DH got a nice bottle of champagne and some sushi at the hospital. I was a happy woman.
While I like the idea of getting jewelry with the baby's birthstone, I think that's more of a mother's day/birthday present. I think a push present is pretty unnecessary and the idea of it is kind of weird to me. While the mom deserves kudos for all she did, the focus at that point should be on the baby IMO.
My DS was born on my birthday so I got a northface fleece that my mom gave me before I went to the hospital.
After I had him she got me a baby ring on a necklace, and then for Christmas she got a birthstone pendant to go with it. I loved it! However, he yanked it off my neck about two days ago so I need to get it fixed!
My best friend also brought me a bottle of tequila!
H got me a willow tree statue when Cam was born.
He, however decided he needed a push present too and ordered a $400 receiver for his sound system.
Baby blog
Photo Blog
DH ordered me a "pretty pushers" night gown. I ended up having a C-section before it arrived and then I thought it would be weird to wear a laboring gown around once the baby was out...so I never wore it
It was a super sweet gesture, though. I tear up whenever I think about it.
"This ribbon has been reported." - lovesnina
I never said anything to my husband about them, because I figured if I didn't tell him than he wouldn't figure it out on his own. I had never heard of them myself before TB.
About 4 months after the birth he surprised me with two links on my diamond bracelet. I asked him what they were for (since it was really random) and he said they were for the baby.
It was sweet and unexpected.
I thought it was a totally normal thing to do, but I had read in one of my baby books that husbands may not know about it, so if you want one, mention it to him.
I mentioned it to him and was glad I did-he had never heard of it.

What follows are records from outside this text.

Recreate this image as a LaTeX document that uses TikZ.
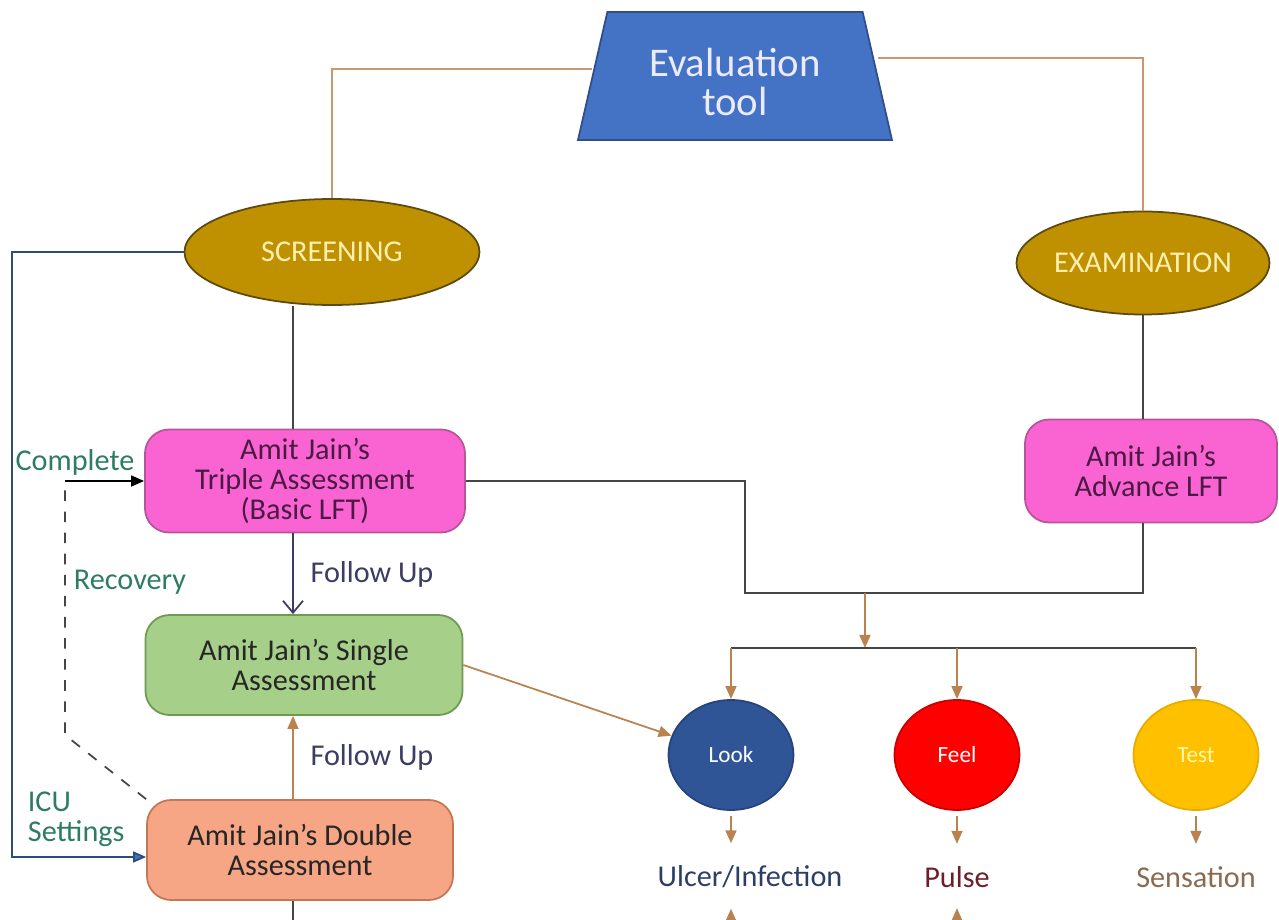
\documentclass[tikz,border=0pt]{standalone}
\usepackage{fontspec}
\setmainfont{Carlito}
\usetikzlibrary{arrows.meta,positioning,shapes.geometric}

\definecolor{evalblue}{HTML}{4472C4}
\definecolor{evaledge}{HTML}{2F4F8A}
\definecolor{goldfill}{HTML}{BF9000}
\definecolor{goldedge}{HTML}{5C4A10}
\definecolor{goldtext}{HTML}{FFF0B0}
\definecolor{pinkfill}{HTML}{FA64D2}
\definecolor{pinkedge}{HTML}{B65599}
\definecolor{pinktext}{HTML}{4A1A44}
\definecolor{greenfill}{HTML}{A6CF8A}
\definecolor{greenedge}{HTML}{6E9B50}
\definecolor{salmonfill}{HTML}{F6A585}
\definecolor{salmonedge}{HTML}{C27855}
\definecolor{lookblue}{HTML}{2F5597}
\definecolor{feelred}{HTML}{FF0000}
\definecolor{testgold}{HTML}{FFC000}
\definecolor{notegreen}{HTML}{2E7D63}
\definecolor{slate}{HTML}{3C3C64}
\definecolor{topbrown}{HTML}{C89870}
\definecolor{arrbrown}{HTML}{B9824F}
\definecolor{darkline}{HTML}{454545}
\definecolor{leftblue}{HTML}{2E4D7B}
\definecolor{ulcerblue}{HTML}{2B3F66}
\definecolor{pulsered}{HTML}{6B1F2A}
\definecolor{senstan}{HTML}{8C6A4E}

\begin{document}
\begin{tikzpicture}[x=0.1mm, y=-0.1mm, line width=0.5pt,
    >={Triangle[length=1.3mm,width=1.1mm]},
    font=\fontsize{8.6}{8.6}\selectfont,
    box/.style={draw, rounded corners=2.4mm, align=center, inner sep=0pt},
    lens/.style={ellipse, draw=goldedge, fill=goldfill, text=goldtext, inner sep=0pt},
    dot/.style={ellipse, minimum width=12.5mm, minimum height=11mm, inner sep=0pt,
                font=\fontsize{6.6}{7}\selectfont},
    note/.style={text=notegreen, inner sep=0pt},
    topline/.style={draw=topbrown},
    plain/.style={draw=darkline},
    brownarr/.style={draw=arrbrown, fill=arrbrown, ->}]

    \useasboundingbox (0,0) rectangle (1279,920);

    % top of the tree
    \node[trapezium, trapezium left angle=74, trapezium right angle=74,
          trapezium stretches body=true, minimum width=31.4mm, minimum height=12.8mm,
          draw=evaledge, fill=evalblue, text=white!92!blue, align=center,
          font=\fontsize{11.6}{11}\selectfont] (eval) at (735,76)
          {\rule{0pt}{4mm}Evaluation\\tool};

    \node[lens, minimum width=29.5mm, minimum height=10.6mm] (screen) at (332,252) {SCREENING};
    \node[lens, minimum width=25.3mm, minimum height=10.3mm] (exam) at (1143,263) {EXAMINATION};

    % assessment boxes
    \node[box, draw=pinkedge, fill=pinkfill, text=pinktext, minimum width=32mm,
          minimum height=10.3mm] (triple) at (305,481) {Amit Jain’s\\Triple Assessment\\(Basic LFT)};
    \node[box, draw=pinkedge, fill=pinkfill, text=pinktext, minimum width=25.2mm,
          minimum height=10.3mm] (advance) at (1151,471) {Amit Jain’s\\Advance LFT};
    \node[box, draw=greenedge, fill=greenfill, text=black!85, minimum width=31.7mm,
          minimum height=10mm] (single) at (304,665) {Amit Jain’s Single\\Assessment};
    \node[box, draw=salmonedge, fill=salmonfill, text=black!85, minimum width=30.6mm,
          minimum height=10mm] (double) at (300,850) {Amit Jain’s Double\\Assessment};

    % look / feel / test
    \node[dot, draw=lookblue!80!black, fill=lookblue, text=white] (look) at (731,755) {Look};
    \node[dot, draw=feelred!80!black, fill=feelred, text=white] (feel) at (957,755) {Feel};
    \node[dot, draw=testgold!90!black, fill=testgold, text=yellow!35] (test) at (1196,755) {Test};

    \node[text=ulcerblue] (ulcer) at (750,877) {Ulcer/Infection};
    \node[text=pulsered] (pulse) at (957,877) {Pulse};
    \node[text=senstan] (sens) at (1196,877) {Sensation};

    % side notes
    \node[note] (complete) at (75,462) {Complete};
    \node[note] (recovery) at (130,582) {Recovery};
    \node[note, anchor=west, align=left] (icu) at (27,819) {ICU\\Settings};
    \node[text=slate] (followA) at (372,574) {Follow Up};
    \node[text=slate] (followB) at (372,757) {Follow Up};

    % helper points
    \coordinate (spine) at (293,0);
    \coordinate (lft) at (12,0);
    \coordinate (rec) at (65,735);
    \coordinate (bend) at (745,593);
    \coordinate (junc) at (865,593);
    \coordinate (hub) at (865,648);
    \coordinate (bottom) at (0,920);

    % connectors
    \draw[topline] ([yshift=0.7mm]eval.west) -| (screen.north);
    \draw[topline] ([yshift=1.8mm]eval.east) -| (exam.north);

    \draw[plain] (spine |- screen.south) -- (spine |- triple.north);
    \draw[draw=slate, -{Straight Barb[length=1.2mm,width=2mm]}]
        (spine |- triple.south) -- (spine |- single.north);
    \draw[brownarr] (spine |- double.north) -- (spine |- single.south);
    \draw[plain] (spine |- double.south) -- (spine |- bottom);

    \draw[draw=leftblue, -{Triangle[length=1.3mm,width=1.1mm,fill=evalblue]}]
        (screen.west) -- (lft |- screen.west)
        -- ([yshift=-0.7mm]lft |- double.west) -- ([yshift=-0.7mm]double.west);

    \draw[darkline, dashed] (double.north west) -- (rec) -- (rec |- triple.west);
    \draw[black, ->] (rec |- triple.west) -- (triple.west);

    \draw[plain] (exam.south) -- (exam.south |- advance.north);
    \draw[plain] (triple.east) -| (bend) -- (junc);
    \draw[plain] (exam.south |- advance.south) |- (junc);
    \draw[brownarr] (junc) -- (hub);
    \draw[plain] (look.north |- hub) -- (test.north |- hub);
    \foreach \c in {look,feel,test}
        \draw[brownarr] (\c.north |- hub) -- (\c.north);

    \draw[brownarr] (single.east) -- (look.162);

    \draw[brownarr] ([yshift=-0.5mm]look.south) -- ([yshift=1mm]look.south |- ulcer.north);
    \draw[brownarr] ([yshift=-0.5mm]feel.south) -- ([yshift=1mm]feel.south |- pulse.north);
    \draw[brownarr] ([yshift=-0.5mm]test.south) -- ([yshift=1mm]test.south |- sens.north);
    \draw[brownarr] (look.south |- bottom) -- ([yshift=-0.8mm]look.south |- ulcer.south);
    \draw[brownarr] (feel.south |- bottom) -- ([yshift=-0.8mm]feel.south |- pulse.south);
\end{tikzpicture}
\end{document}
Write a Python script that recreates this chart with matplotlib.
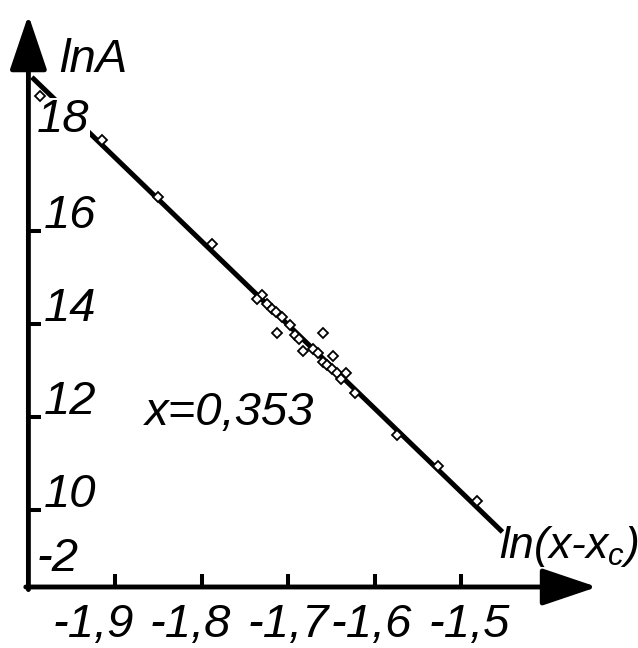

I know having a healthy baby is a wonderful present, but I wanted something to remember the experience by. We went to a jewelry store together and picked out a sapphire ring. I love it and wear it on my right hand every day. Not that I wouldn't think of my daughter otherwise, but its nice when I'm having a crappy day at work I can look down and remember the reason I'm working, and it makes me smile
Allergic to soy, oat, egg, peanuts, and tree nuts
My husband said the same thing when I mentioned it to him after watching Bethenny Getting Married. He is a real sweetheart
This was always such an issue on the Tri boards.
Yes, I got a gift when I gave birth to our daughter. I hate the term Push Present. If I'd had a c-section, I wouldn't have pushed, Id still get a present...
Anyway, when my mom had my sister and me, my dad gave her a necklace each time. She then gave the necklace to us for our sweet sixteen. DH heard that story, and liked it, and wanted to continue the tradition.
Danica 10.22.10 | Milo 12.23.12
Soooo cute!!!
Yep. The evening after delivering, as DS was sleeping, DH suprised me with a beautiful Opal (birthstone) and diamond ring he had picked out, purchased and brought to the hospital with him! I ended up exchanging it for a similar Opal pendant so I could wear it more often (Opals are fragile), but I do really love it and wear it all the time!
I hadn't really expected anything, but I guess he found out about the idea of a "push present" from a friend of ours and wanted to get something. The kind of funny thing is that afterwards he told our neighbor (whose wife was also expecting), who was like "what! I had no idea!".. .so then neighbor runs out and gets a "push present" for HIS wife. She told him later that she had kind of expected one, but hadn't said anything... ..so he is now forever in debt to DH.
I got something after both of my girls were born. I wouldn't exactly call either of them a push present since it was more of a present to wrap all of the years holidays into one.
After my first daughter was born I got a sapphire/diamond ring. I didn't ask for anything for the rest of the year since it was more than we normally spend on a gift.
After my last daughter I got bigger diamond earings. Again, I have not asked for anything else. I was more than happy with one big gift as opposed to smaller gifts.